● WHAT YOU HAVE TO DO: The records below must be written out exactly, with every picture left behind.

=-=-=

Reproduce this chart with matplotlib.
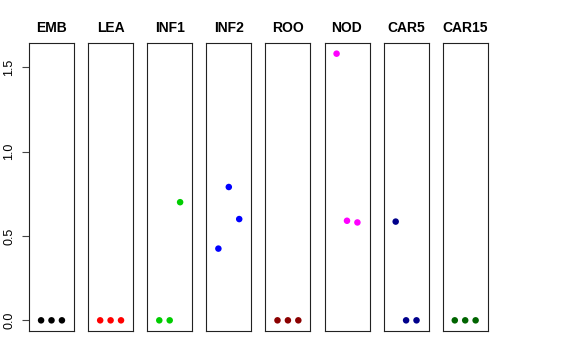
import matplotlib
matplotlib.use("Agg")
import matplotlib.pyplot as plt

plt.rcParams["font.family"] = ["Liberation Sans", "DejaVu Sans"]

tissues = ["EMB", "LEA", "INF1", "INF2", "ROO", "NOD", "CAR5", "CAR15"]
colors = ["black", "#FF0000", "#00CD00", "#0000FF", "#8B0000", "#FF00FF", "#00008B", "#006400"]
reps = [1, 2, 3]

emb = [0.0, 0.0, 0.0]
lea = [0.0, 0.0, 0.0]
inf1 = [0.0, 0.0, 0.70]
inf2 = [0.425, 0.79, 0.60]
roo = [0.0, 0.0, 0.0]
nod = [1.58, 0.59, 0.58]
car5 = [0.585, 0.0, 0.0]
car15 = [0.0, 0.0, 0.0]
values = [emb, lea, inf1, inf2, roo, nod, car5, car15]

ymax = max(max(v) for v in values)
pad = 0.04 * ymax

fig = plt.figure(figsize=(5.76, 3.6), dpi=100)
W, H = 576, 360
for i, (name, col, vals) in enumerate(zip(tissues, colors, values)):
    left = 29 + i * 59.1
    ax = fig.add_axes([left / W, (H - 331) / H, 45 / W, 288 / H])
    ax.scatter(reps, vals, s=22, color=col, edgecolors="none", zorder=3)
    ax.set_xlim(-0.16, 4.16)
    ax.set_ylim(-pad, ymax + pad)
    ax.set_xticks([])
    ax.set_title(name, fontsize=10, fontweight="bold", pad=8)
    for sp in ax.spines.values():
        sp.set_linewidth(0.8)
        sp.set_color("#222222")
    if i == 0:
        ax.set_yticks([0.0, 0.5, 1.0, 1.5])
        ax.set_yticklabels(["0.0", "0.5", "1.0", "1.5"], rotation=90, va="center", fontsize=9)
        ax.tick_params(axis="y", length=5, width=0.8, color="#444444", pad=5)
    else:
        ax.set_yticks([])

fig.savefig("out.png", dpi=100)
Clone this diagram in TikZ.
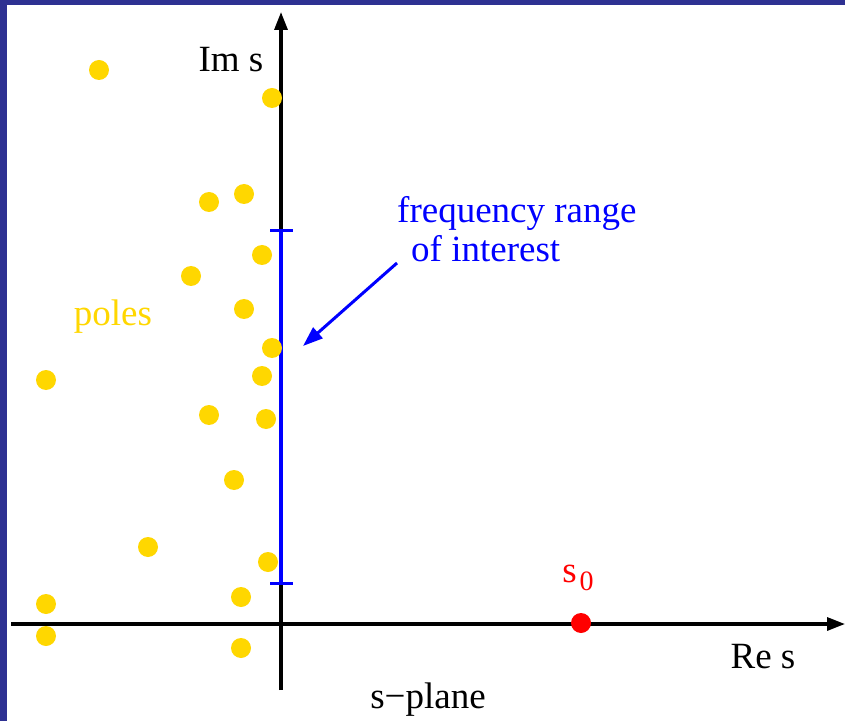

=-=-=

● RESPONSE:
Reproduce this chart with matplotlib.
import matplotlib
matplotlib.use("Agg")
import matplotlib.pyplot as plt

plt.rcParams["font.family"] = ["Liberation Sans", "DejaVu Sans"]

tissues = ["EMB", "LEA", "INF1", "INF2", "ROO", "NOD", "CAR5", "CAR15"]
colors = ["black", "#FF0000", "#00CD00", "#0000FF", "#8B0000", "#FF00FF", "#00008B", "#006400"]
reps = [1, 2, 3]

emb = [0.0, 0.0, 0.0]
lea = [0.0, 0.0, 0.0]
inf1 = [0.0, 0.0, 0.70]
inf2 = [0.425, 0.79, 0.60]
roo = [0.0, 0.0, 0.0]
nod = [1.58, 0.59, 0.58]
car5 = [0.585, 0.0, 0.0]
car15 = [0.0, 0.0, 0.0]
values = [emb, lea, inf1, inf2, roo, nod, car5, car15]

ymax = max(max(v) for v in values)
pad = 0.04 * ymax

fig = plt.figure(figsize=(5.76, 3.6), dpi=100)
W, H = 576, 360
for i, (name, col, vals) in enumerate(zip(tissues, colors, values)):
    left = 29 + i * 59.1
    ax = fig.add_axes([left / W, (H - 331) / H, 45 / W, 288 / H])
    ax.scatter(reps, vals, s=22, color=col, edgecolors="none", zorder=3)
    ax.set_xlim(-0.16, 4.16)
    ax.set_ylim(-pad, ymax + pad)
    ax.set_xticks([])
    ax.set_title(name, fontsize=10, fontweight="bold", pad=8)
    for sp in ax.spines.values():
        sp.set_linewidth(0.8)
        sp.set_color("#222222")
    if i == 0:
        ax.set_yticks([0.0, 0.5, 1.0, 1.5])
        ax.set_yticklabels(["0.0", "0.5", "1.0", "1.5"], rotation=90, va="center", fontsize=9)
        ax.tick_params(axis="y", length=5, width=0.8, color="#444444", pad=5)
    else:
        ax.set_yticks([])

fig.savefig("out.png", dpi=100)
Clone this diagram in TikZ.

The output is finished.